--- start of EXTRACTED MATERIAL ---

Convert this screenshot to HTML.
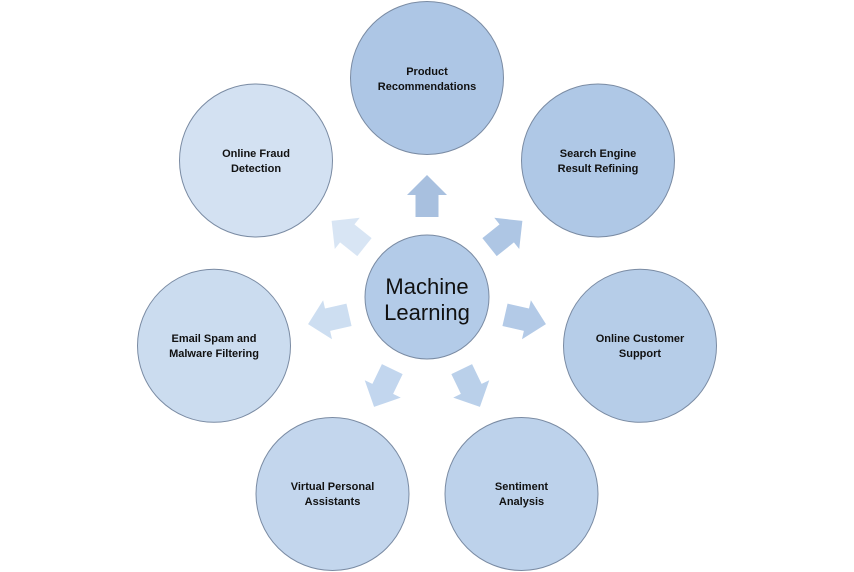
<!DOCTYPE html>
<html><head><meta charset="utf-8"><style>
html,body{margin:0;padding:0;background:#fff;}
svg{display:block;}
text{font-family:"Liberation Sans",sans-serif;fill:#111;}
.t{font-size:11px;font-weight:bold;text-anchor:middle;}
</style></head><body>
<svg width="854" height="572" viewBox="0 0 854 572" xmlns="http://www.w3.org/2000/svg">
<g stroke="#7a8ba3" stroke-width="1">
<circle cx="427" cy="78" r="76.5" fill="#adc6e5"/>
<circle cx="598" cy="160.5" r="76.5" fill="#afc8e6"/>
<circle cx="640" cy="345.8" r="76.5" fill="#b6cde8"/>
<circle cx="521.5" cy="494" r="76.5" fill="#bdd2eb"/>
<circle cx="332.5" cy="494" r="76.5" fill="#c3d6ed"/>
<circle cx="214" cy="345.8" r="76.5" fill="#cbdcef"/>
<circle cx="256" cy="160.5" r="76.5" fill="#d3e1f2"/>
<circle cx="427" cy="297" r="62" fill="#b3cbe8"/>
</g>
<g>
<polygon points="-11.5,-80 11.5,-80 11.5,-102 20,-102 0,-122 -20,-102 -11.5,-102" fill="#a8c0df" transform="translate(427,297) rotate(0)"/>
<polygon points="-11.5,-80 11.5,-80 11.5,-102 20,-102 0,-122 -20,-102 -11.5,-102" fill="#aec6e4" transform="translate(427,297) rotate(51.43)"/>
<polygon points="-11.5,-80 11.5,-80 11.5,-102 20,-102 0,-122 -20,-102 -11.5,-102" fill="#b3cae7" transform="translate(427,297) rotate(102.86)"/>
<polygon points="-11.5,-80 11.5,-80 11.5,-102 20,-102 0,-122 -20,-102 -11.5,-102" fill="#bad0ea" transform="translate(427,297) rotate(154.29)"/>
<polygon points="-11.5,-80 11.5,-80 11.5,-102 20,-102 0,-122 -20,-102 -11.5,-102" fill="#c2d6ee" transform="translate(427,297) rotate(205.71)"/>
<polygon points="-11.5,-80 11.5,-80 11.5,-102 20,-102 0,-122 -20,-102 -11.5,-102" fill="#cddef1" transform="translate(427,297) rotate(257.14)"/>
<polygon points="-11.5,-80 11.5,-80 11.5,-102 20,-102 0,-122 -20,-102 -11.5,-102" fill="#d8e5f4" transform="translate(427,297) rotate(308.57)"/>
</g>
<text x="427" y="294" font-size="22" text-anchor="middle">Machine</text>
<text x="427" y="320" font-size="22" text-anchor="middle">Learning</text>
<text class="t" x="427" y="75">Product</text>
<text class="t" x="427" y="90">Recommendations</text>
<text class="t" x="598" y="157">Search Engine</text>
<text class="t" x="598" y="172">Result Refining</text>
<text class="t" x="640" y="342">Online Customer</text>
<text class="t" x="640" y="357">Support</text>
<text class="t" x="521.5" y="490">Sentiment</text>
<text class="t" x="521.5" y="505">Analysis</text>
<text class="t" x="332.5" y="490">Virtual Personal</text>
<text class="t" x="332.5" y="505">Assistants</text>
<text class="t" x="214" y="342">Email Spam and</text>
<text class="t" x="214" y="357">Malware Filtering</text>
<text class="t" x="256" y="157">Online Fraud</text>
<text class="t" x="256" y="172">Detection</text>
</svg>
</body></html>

--- end of EXTRACTED MATERIAL ---
--- start of EXTRACTED MATERIAL ---

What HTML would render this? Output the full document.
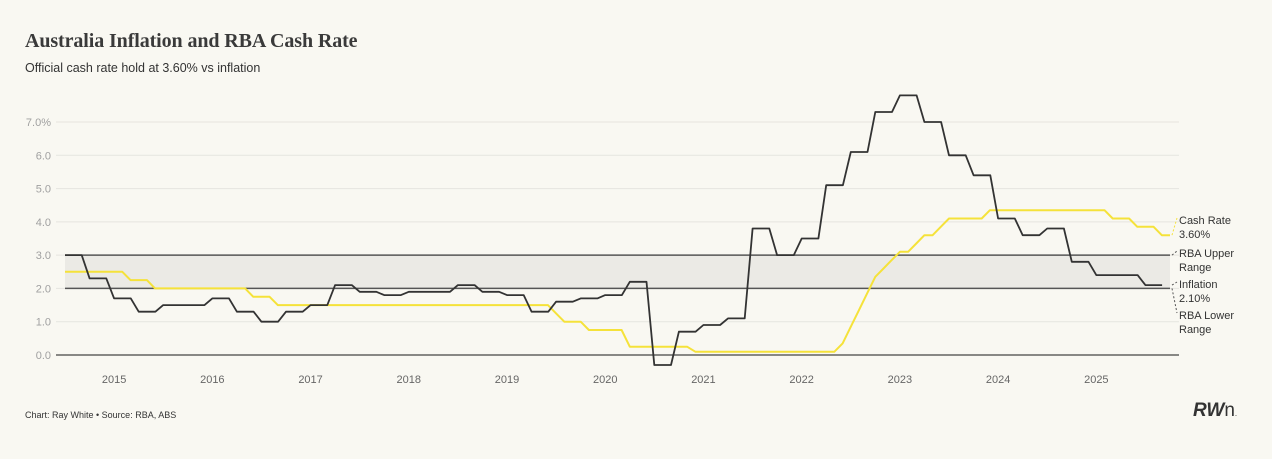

--- end of EXTRACTED MATERIAL ---

Pull every line containing "this" out of the records.

Convert this screenshot to HTML.
What HTML would render this? Output the full document.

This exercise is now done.